The report stated " In Pakistan, external account pressure reduced international reserves to USD 6.6 billion (1.3 months of goods and services import coverage) by mid-January 2019. With short-term financing from the Kingdom of Saudi Arabia, the United Arab Emirates and China, international reserves increased to USD 10.5 billion (2.0 months of goods and services import coverage) at the end of March. Meanwhile, the government continues to negotiate a support package with the International Monetary Fund, The News International reported.

“The current account deficit continued to widen but stabilized over the course of last year and it stood at 5.2 per cent of GDP in the fourth quarter of 2018. The current account deficit reached 8.8 USD billion (3.3 per cent of GDP) at the end of February 2019, compared to 11.4 USD billion (3.7 per cent of GDP) the year before.” It adds further.

Furthermore, the report states that the foremost inflation escalated in 2018 owing to the currency pressure that resulted in the surge in expense of final and intermediate goods. “It reached 8.3 percent (year over year) in December of last year, the highest value since January 2015... Consumer prices increased despite a strong decline in food prices,” it adds.

“It is entirely possible for Pakistan to transform its regulatory environment and reduce the cost of doing business. On the revenue front, reforms to improve tax administration and widen the tax base are critical.ver the adjustment period and beyond, actions outlined in the recently announced Ehsaas Program can protect the poor and vulnerable through social safety nets and safeguarding public spending on health and education,” World Bank goes on to state.

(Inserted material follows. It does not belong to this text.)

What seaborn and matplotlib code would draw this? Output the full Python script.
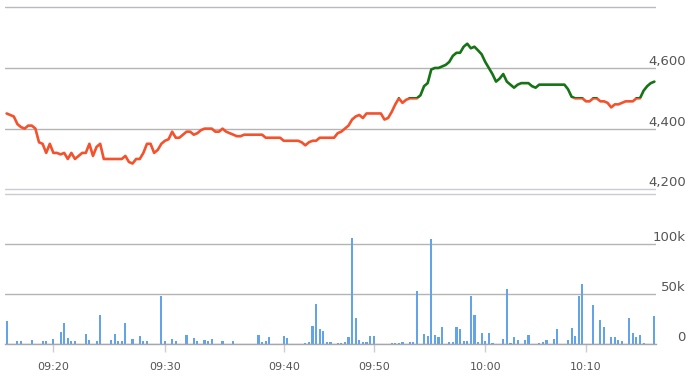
import pandas as pd
import matplotlib
matplotlib.use('Agg')
import matplotlib.pyplot as plt
import seaborn as sns
from matplotlib.patches import Rectangle
from matplotlib.transforms import blended_transform_factory

# previous close: the line is green above it, red below it
prev_close = 4500

# price per time slot (slots are evenly spaced trade intervals)
price = [
    4450, 4445, 4440, 4415, 4405, 4400, 4410, 4410, 4400, 4355,
    4350, 4320, 4350, 4320, 4320, 4315, 4320, 4300, 4320, 4300,
    4310, 4320, 4320, 4350, 4310, 4340, 4350, 4300, 4300, 4300,
    4300, 4300, 4300, 4310, 4290, 4285, 4300, 4300, 4320, 4350,
    4350, 4320, 4330, 4350, 4360, 4365, 4390, 4370, 4370, 4380,
    4390, 4390, 4380, 4385, 4395, 4400, 4400, 4400, 4390, 4390,
    4400, 4390, 4385, 4380, 4375, 4375, 4380, 4380, 4380, 4380,
    4380, 4380, 4370, 4370, 4370, 4370, 4370, 4360, 4360, 4360,
    4360, 4360, 4355, 4345, 4355, 4360, 4360, 4370, 4370, 4370,
    4370, 4370, 4385, 4390, 4400, 4410, 4430, 4440, 4445, 4435,
    4450, 4450, 4450, 4450, 4450, 4430, 4435, 4455, 4480, 4500,
    4485, 4495, 4500, 4500, 4500, 4510, 4540, 4550, 4595, 4600,
    4600, 4605, 4610, 4620, 4640, 4650, 4650, 4670, 4680, 4665,
    4670, 4658, 4645, 4620, 4600, 4580, 4555, 4565, 4580, 4555,
    4545, 4535, 4545, 4550, 4550, 4550, 4540, 4535, 4545, 4545,
    4545, 4545, 4545, 4545, 4545, 4545, 4530, 4505, 4500, 4500,
    4500, 4490, 4490, 4500, 4500, 4490, 4490, 4485, 4470, 4480,
    4480, 4485, 4490, 4490, 4490, 4500, 4500, 4525, 4540, 4550,
    4555,
]

# volume bars: slot and volume in thousands of shares
vol_slot = [
    0, 3, 4, 7, 10, 11, 13, 15, 16, 17, 18, 19, 22, 23, 25, 26, 29, 30, 31, 32,
    33, 35, 37, 38, 39, 43, 44, 46, 47, 50, 52, 53, 55, 56, 57, 60, 63, 70, 71, 72,
    73, 77, 78, 83, 84, 85, 86, 87, 88, 89, 90, 92, 93, 94, 95, 96, 97, 98, 99, 100,
    101, 102, 107, 108, 109, 110, 112, 113, 114, 116, 117, 118, 119, 120, 121, 123, 124, 125, 126, 127,
    128, 129, 130, 131, 132, 133, 134, 135, 138, 139, 140, 141, 142, 144, 145, 148, 149, 150, 152, 153,
    156, 157, 158, 159, 160, 163, 165, 166, 168, 169, 170, 171, 173, 174, 175, 176, 177, 180,
]
vol_k = [
    23.5, 2.7, 2.7, 3.7, 3, 3, 5, 12, 21, 6.4, 2.7, 2.7, 10, 3.7, 2.7, 29, 3.7, 10, 2.7, 2.7,
    21, 5, 7.7, 2.7, 2.7, 48, 2.7, 5, 2.7, 8.7, 6.4, 2.7, 3.7, 2.7, 5, 3, 3.4, 8.7, 2.3, 3.4,
    7.4, 8.4, 5.7, 1, 2.3, 18.5, 40, 15, 13.5, 1.7, 2.3, 1.3, 1.3, 2.3, 7.4, 106, 26, 3.7, 2.3, 2.3,
    8.4, 8.4, 1.3, 1.3, 1.3, 2.3, 2.3, 1.7, 53.5, 10, 8, 105, 9, 6.7, 17, 1.7, 1.7, 17, 15, 3,
    3, 48, 29, 1.7, 11, 3, 11, 1.3, 5, 55, 1.3, 6.7, 4, 4, 8.7, 1.3, 1.7, 4, 5, 15,
    4, 16, 8, 48, 60, 39.5, 24, 17, 7.4, 6.7, 4, 3, 26, 11, 6.7, 9, 1.3, 28.5,
]

time_ticks = [13, 44, 77, 102, 133, 161]
time_labels = ['09:20', '09:30', '09:40', '09:50', '10:00', '10:10']
price_ticks = [4200, 4400, 4600, 4800]
price_labels = ['4,200', '4,400', '4,600', '']
vol_ticks = [0, 50, 100, 150]
vol_labels = ['0', '50k', '100k', '']

red = '#f4512c'
green = '#167316'
bar_blue = '#62a3ea'
grid_gray = '#b4b4b4'
edge_gray = '#cdc8d2'
text_gray = '#555555'

sns.set_theme(style='white')
plt.rcParams['font.family'] = ['DejaVu Sans']

fig = plt.figure(figsize=(7, 3.86), dpi=100)
ax1 = fig.add_axes([5 / 700, 195 / 386, 651 / 700, 185 / 386])
ax2 = fig.add_axes([5 / 700, 42 / 386, 651 / 700, 151.5 / 386])

price_df = pd.DataFrame({'slot': range(len(price)), 'price': price})
vol_df = pd.DataFrame({'slot': vol_slot, 'volume': vol_k})

# same line twice, clipped above / below the previous close
sns.lineplot(data=price_df, x='slot', y='price', ax=ax1, color=red, lw=1.9)
sns.lineplot(data=price_df, x='slot', y='price', ax=ax1, color=green, lw=1.9)
split = blended_transform_factory(ax1.transAxes, ax1.transData)
below = Rectangle((0, 0), 1, prev_close, transform=split)
above = Rectangle((0, prev_close), 1, 10000, transform=split)
ax1.lines[0].set_clip_path(below)
ax1.lines[1].set_clip_path(above)

sns.barplot(data=vol_df, x='slot', y='volume', ax=ax2, native_scale=True,
            orient='x', width=0.6, color=bar_blue, saturation=1,
            errorbar=None, linewidth=0)

ax1.set_ylim(4194.4, 4804.3)
ax2.set_ylim(0, 151.5)

for ax, ticks, labels in [(ax1, price_ticks, price_labels), (ax2, vol_ticks, vol_labels)]:
    ax.set_xlim(-0.45, 180.45)
    ax.set_xlabel('')
    ax.set_ylabel('')
    for s in ax.spines.values():
        s.set_visible(False)
    ax.set_yticks(ticks, labels)
    ax.yaxis.tick_right()
    ax.tick_params(axis='y', length=0, pad=21.6, labelsize=9.5, labelcolor=text_gray)
    for t in ax.get_yticklabels():
        t.set_horizontalalignment('right')
        t.set_verticalalignment('bottom')
    ax.grid(axis='y', color=grid_gray, lw=1)
    ax.grid(axis='x', visible=False)

ax1.get_ygridlines()[0].set_color(edge_gray)
ax1.get_ygridlines()[3].set_color('#bcb8c0')
ax2.get_ygridlines()[3].set_color(edge_gray)

ax1.set_xticks([])

ax2.spines['bottom'].set_visible(True)
ax2.spines['bottom'].set_color('#a6a6ae')
ax2.spines['bottom'].set_linewidth(1)
ax2.set_xticks(time_ticks, time_labels)
ax2.tick_params(axis='x', bottom=True, length=6, width=1, color='#cccccc',
                pad=7, labelsize=8, labelcolor=text_gray)

fig.savefig('out.png', dpi=100, facecolor='white')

Hans Timmer, World Bank Chief Economist for the South Asian Region said “There’s no single solution that can unleash South Asia’s export potential and policymakers need to implement an ambitious range of reforms that can turn the region into the world’s next export powerhouse. Efforts should include trade liberalization, spurring entrepreneurship, and equipping citizens with the skills they need to compete on the global market. It would be good to be creative and relentless in all these efforts”.